实际上，也有方法优化有栈协程的内存浪费，我们称为共享栈，但实际上无非是时间效率和空间效率的二选一。

编程语言一般更喜欢对无栈协程进行支持，再由第三方或者语言自身的标准库提供运行时支持，这里比较有名的有 Python 的 Asyncio 、Rust 的 Tokio 和 C++20 协程等。

Asyncio

Asyncio 将协程封装为Task，使用事件循环机制调度任务直到所有的任务完成，而Runner是 Asyncio 暴露给外部的任务执行方法，其管理事件循环的生命周期。

Runner类存储于runners.py中，是该库中较为简单的部分。

Asyncio Runner

当我们调用asyncio.run(coro)的时候，思考一下，Python 会在这个时候做什么？

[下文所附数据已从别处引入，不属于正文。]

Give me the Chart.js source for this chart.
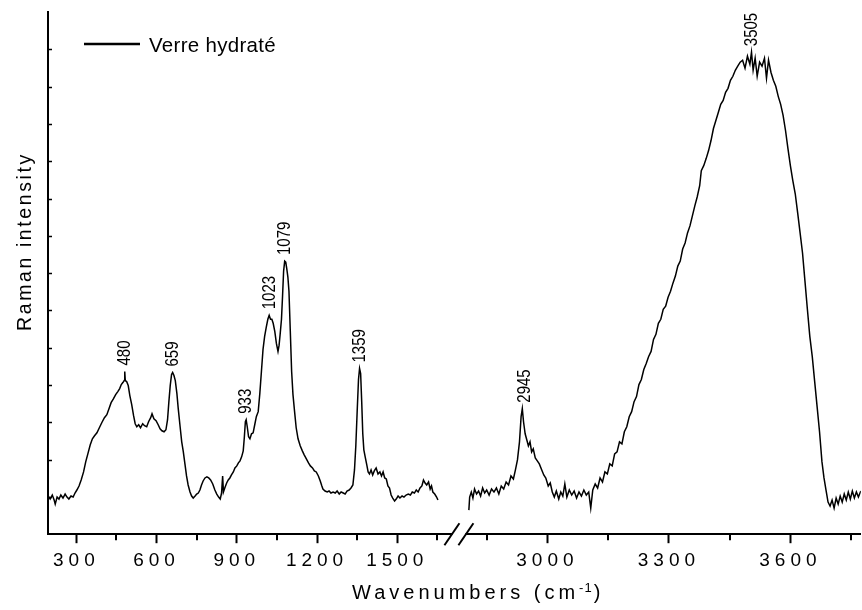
<!DOCTYPE html>
<html>
<head>
<meta charset="utf-8">
<script src="https://cdn.jsdelivr.net/npm/chart.js@4/dist/chart.umd.min.js"></script>
<style>
  html, body { margin: 0; padding: 0; background: #fff; }
  #wrap { width: 862px; height: 610px; }
</style>
</head>
<body>
<div id="wrap"><canvas id="c" width="862" height="610"></canvas></div>
<script>
// ---- Data (intensity in arbitrary units) ----
const seriesLabel = 'Verre hydraté';

const lowWavenumbers = [195,202,210,217,221,228,235,242,250,258,265,272,280,288,295,302,310,318,327,335,343,352,360,368,377,386,395,405,414,422,430,439,447,455,462,468,474,479,481,483,488,494,500,507,514,520,526,533,540,548,555,563,570,578,583,590,598,606,613,620,628,635,641,646,651,656,660,665,670,676,681,688,694,700,706,712,718,725,731,737,744,750,756,762,768,774,781,788,795,802,810,818,825,832,838,843,847,850,855,862,868,874,880,887,893,900,906,912,918,924,928,932,935,939,944,949,955,961,967,973,980,986,992,998,1004,1010,1016,1021,1026,1031,1036,1042,1048,1054,1058,1062,1067,1071,1075,1079,1083,1087,1091,1095,1100,1105,1110,1116,1122,1129,1137,1145,1152,1160,1168,1175,1183,1190,1197,1205,1212,1218,1222,1230,1238,1245,1252,1260,1268,1275,1283,1290,1298,1305,1312,1320,1327,1334,1340,1345,1350,1355,1359,1363,1367,1371,1375,1380,1386,1391,1396,1402,1408,1414,1421,1428,1435,1441,1447,1453,1459,1465,1471,1477,1483,1490,1496,1503,1510,1518,1525,1533,1541,1549,1556,1564,1571,1578,1585,1592,1598,1604,1610,1617,1623,1628,1633,1640,1647,1652];
const lowIntensity = [38,35,39,34,30,37,35,39,36,40,37,35,38,37,41,44,48,54,62,72,80,89,95,98,101,106,111,116,119,125,131,135,139,142,145,149,151,153,162,153,152,148,138,129,118,110,107,109,106,110,108,107,112,116,120,115,113,109,105,103,102,104,114,132,148,159,161,158,153,140,125,107,92,82,70,58,49,42,38,36,38,40,41,44,49,53,56,57,56,54,50,44,40,37,35,41,58,42,46,51,54,56,59,62,66,68,71,73,77,83,96,112,114,107,97,95,100,101,109,117,122,140,162,184,197,206,214,218,214,214,210,202,190,182,188,199,214,237,262,272,271,264,256,242,202,162,139,122,106,95,88,83,79,75,71,68,66,63,62,58,53,48,45,43,42,43,41,42,41,43,40,42,41,40,43,44,46,49,64,88,122,154,165,160,132,100,84,77,69,62,60,64,59,63,66,60,62,58,62,56,55,48,46,39,36,33,35,38,36,38,37,39,40,39,42,41,44,42,46,48,54,51,49,52,45,48,42,40,37,34];

const highWavenumbers = [2806,2808,2812,2816,2820,2825,2830,2835,2840,2845,2850,2856,2862,2868,2874,2880,2886,2892,2898,2904,2910,2916,2921,2926,2931,2935,2938,2941,2945,2949,2953,2957,2961,2965,2970,2975,2980,2986,2991,2996,3002,3007,3012,3017,3022,3028,3033,3038,3043,3048,3054,3060,3066,3072,3078,3084,3090,3096,3102,3107,3112,3118,3124,3130,3136,3142,3148,3154,3160,3166,3172,3178,3184,3190,3196,3202,3208,3214,3220,3226,3232,3238,3244,3250,3256,3262,3268,3274,3280,3286,3292,3298,3304,3310,3316,3322,3328,3334,3340,3346,3352,3358,3364,3370,3376,3380,3386,3392,3398,3404,3410,3416,3422,3428,3434,3440,3446,3452,3458,3464,3470,3476,3482,3488,3494,3500,3504,3508,3513,3518,3524,3530,3536,3541,3546,3552,3558,3564,3570,3576,3582,3588,3594,3600,3606,3612,3618,3624,3630,3636,3642,3648,3654,3660,3666,3672,3678,3683,3688,3693,3698,3703,3708,3713,3718,3723,3728,3733,3738,3743,3748,3753,3758,3763,3768,3774];
const highIntensity = [24,37,42,36,45,40,43,38,46,41,44,39,45,42,46,40,48,45,52,49,58,55,64,74,92,117,125,112,100,94,88,92,82,85,76,73,70,64,59,56,48,51,42,37,43,35,42,38,50,37,44,39,43,36,42,38,44,39,42,26,44,50,46,56,52,62,60,70,68,80,82,92,90,102,107,117,122,132,137,149,154,164,170,177,182,194,199,210,214,224,227,236,242,250,257,267,272,284,290,300,307,317,327,336,347,362,367,374,382,392,404,412,420,428,432,440,444,452,456,462,466,470,472,464,476,468,480,462,474,456,470,466,474,454,472,460,452,446,436,428,417,402,384,367,352,339,320,300,280,252,224,197,177,152,127,102,72,56,44,32,28,34,26,36,30,38,32,40,34,42,35,43,36,42,37,43];

const lowTickLabels = [300, 600, 900, 1200, 1500];
const highTickLabels = [3000, 3300, 3600];
const peakLabels = [480, 659, 933, 1023, 1079, 1359, 2945, 3505];

// ---- Axis ranges ----
const LOW_MIN = 194, LOW_MAX = 1695;
const HIGH_MIN = 2758, HIGH_MAX = 3774;
const TICK_STEP = 150;
const Y_MAX = 520, Y_DIVS = 14;

const FONT = "'Liberation Sans', Arial, Helvetica, sans-serif";

const lowPoints = lowWavenumbers.map((w, i) => ({ x: w, y: lowIntensity[i] }));
const highPoints = highWavenumbers.map((w, i) => ({ x: w, y: highIntensity[i] }));

function isMajor(v) { return lowTickLabels.includes(v) || highTickLabels.includes(v); }

const decor = {
  id: 'decor',
  beforeDraw(chart) {
    chart.ctx.letterSpacing = '5px';
  },
  afterDraw(chart) {
    const ctx = chart.ctx;
    const { xL, xR, y } = chart.scales;
    const area = chart.chartArea;
    ctx.save();
    ctx.letterSpacing = '0px';
    ctx.strokeStyle = '#000';
    ctx.fillStyle = '#000';

    // inner y ticks
    ctx.lineWidth = 1.5;
    for (let i = 1; i < Y_DIVS; i++) {
      const py = Math.round(y.getPixelForValue(i * Y_MAX / Y_DIVS)) + 0.5;
      ctx.beginPath(); ctx.moveTo(area.left, py); ctx.lineTo(area.left + 4, py); ctx.stroke();
    }

    // minor x ticks
    ctx.lineWidth = 2;
    [xL, xR].forEach(s => s.ticks.forEach(t => {
      if (!isMajor(t.value)) {
        const px = Math.round(s.getPixelForValue(t.value));
        ctx.beginPath(); ctx.moveTo(px, area.bottom); ctx.lineTo(px, area.bottom + 6); ctx.stroke();
      }
    }));

    // axis break
    const bx = xR.left;
    ctx.fillStyle = '#fff';
    ctx.fillRect(bx + 3, area.bottom - 3, 13, 6);
    ctx.fillStyle = '#000';
    ctx.lineWidth = 2;
    ctx.beginPath(); ctx.moveTo(bx - 5, area.bottom + 11); ctx.lineTo(bx + 10, area.bottom - 11); ctx.stroke();
    ctx.beginPath(); ctx.moveTo(bx + 9, area.bottom + 11); ctx.lineTo(bx + 24, area.bottom - 11); ctx.stroke();

    // peak labels
    ctx.font = '15px ' + FONT;
    ctx.textAlign = 'left';
    ctx.textBaseline = 'middle';
    peakLabels.forEach(p => {
      const low = p < 2000;
      const s = low ? xL : xR;
      const ws = low ? lowWavenumbers : highWavenumbers;
      const vs = low ? lowIntensity : highIntensity;
      let best = 0;
      ws.forEach((w, i) => { if (Math.abs(w - p) <= 8 && vs[i] > best) best = vs[i]; });
      const px = s.getPixelForValue(p);
      const py = y.getPixelForValue(best) - 6;
      ctx.save();
      ctx.translate(px, py);
      ctx.rotate(-Math.PI / 2);
      ctx.scale(1, 1.25);
      ctx.fillText(String(p), 0, 0);
      ctx.restore();
    });

    // legend
    ctx.lineWidth = 2.5;
    ctx.beginPath(); ctx.moveTo(84, 44); ctx.lineTo(140, 44); ctx.stroke();
    ctx.font = '20.5px ' + FONT;
    ctx.letterSpacing = '0.3px';
    ctx.textBaseline = 'alphabetic';
    ctx.fillText(chart.data.datasets[0].label, 149, 52);

    // y title
    ctx.save();
    ctx.translate(31, 331);
    ctx.rotate(-Math.PI / 2);
    ctx.font = '19.5px ' + FONT;
    ctx.letterSpacing = '2.6px';
    ctx.fillText('Raman intensity', 0, 0);
    ctx.restore();

    // x title with superscript
    ctx.font = '20px ' + FONT;
    ctx.letterSpacing = '4px';
    let tx = 352;
    const main = 'Wavenumbers (cm';
    ctx.fillText(main, tx, 599);
    tx += ctx.measureText(main).width;
    ctx.font = '13px ' + FONT;
    ctx.letterSpacing = '1px';
    ctx.fillText('-1', tx, 592);
    tx += ctx.measureText('-1').width + 1;
    ctx.font = '20px ' + FONT;
    ctx.fillText(')', tx, 599);

    ctx.restore();
  }
};

function xScale(min, max, weight) {
  return {
    type: 'linear',
    position: 'bottom',
    stack: 'wn',
    stackWeight: weight,
    min: min,
    max: max,
    afterBuildTicks: scale => {
      const list = [];
      for (let v = Math.ceil(min / TICK_STEP) * TICK_STEP; v <= max; v += TICK_STEP) list.push({ value: v });
      scale.ticks = list;
    },
    border: { display: true, color: '#000', width: 2 },
    grid: {
      drawOnChartArea: false,
      drawTicks: true,
      tickLength: 9,
      tickWidth: 2,
      tickColor: c => (c.tick && isMajor(c.tick.value)) ? '#000' : 'rgba(0,0,0,0)'
    },
    ticks: {
      autoSkip: false,
      maxRotation: 0,
      padding: 6,
      color: '#000',
      font: { family: FONT, size: 19 },
      callback: v => isMajor(v) ? String(v) : ''
    },
    title: { display: false }
  };
}

new Chart(document.getElementById('c'), {
  type: 'line',
  data: {
    datasets: [
      { label: seriesLabel, data: lowPoints, xAxisID: 'xL', yAxisID: 'y',
        borderColor: '#000', borderWidth: 1.5, pointRadius: 0, tension: 0, fill: false },
      { label: seriesLabel, data: highPoints, xAxisID: 'xR', yAxisID: 'y',
        borderColor: '#000', borderWidth: 1.5, pointRadius: 0, tension: 0, fill: false }
    ]
  },
  options: {
    responsive: false,
    animation: false,
    events: [],
    layout: { padding: { left: 48, top: 12, right: 0, bottom: 32 } },
    plugins: { legend: { display: false }, tooltip: { enabled: false } },
    scales: {
      xL: xScale(LOW_MIN, LOW_MAX, 402),
      xR: xScale(HIGH_MIN, HIGH_MAX, 412),
      y: {
        type: 'linear',
        position: 'left',
        min: 0,
        max: Y_MAX,
        border: { display: true, color: '#000', width: 2 },
        grid: { drawOnChartArea: false, drawTicks: false },
        ticks: { display: false },
        title: { display: false }
      }
    }
  },
  plugins: [decor]
});
</script>
</body>
</html>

答案便位于runners.py中：

def run(main, *, debug=None, loop_factory=None):
    if events._get_running_loop() is not None:
        raise RuntimeError(
            "asyncio.run() cannot be called from a running event loop")

    with Runner(debug=debug, loop_factory=loop_factory) as runner:
        return runner.run(main)

该函数分为两个部分：检查事件循环和启动Runner。

asyncio.run的目的是在一个没有任务的上下文中初始化一个任务，并等待它运行完成，因此，在进入Runner之前，我们必须保证事件循环没有在运行（即将要运行的任务是唯一可运行的任务）。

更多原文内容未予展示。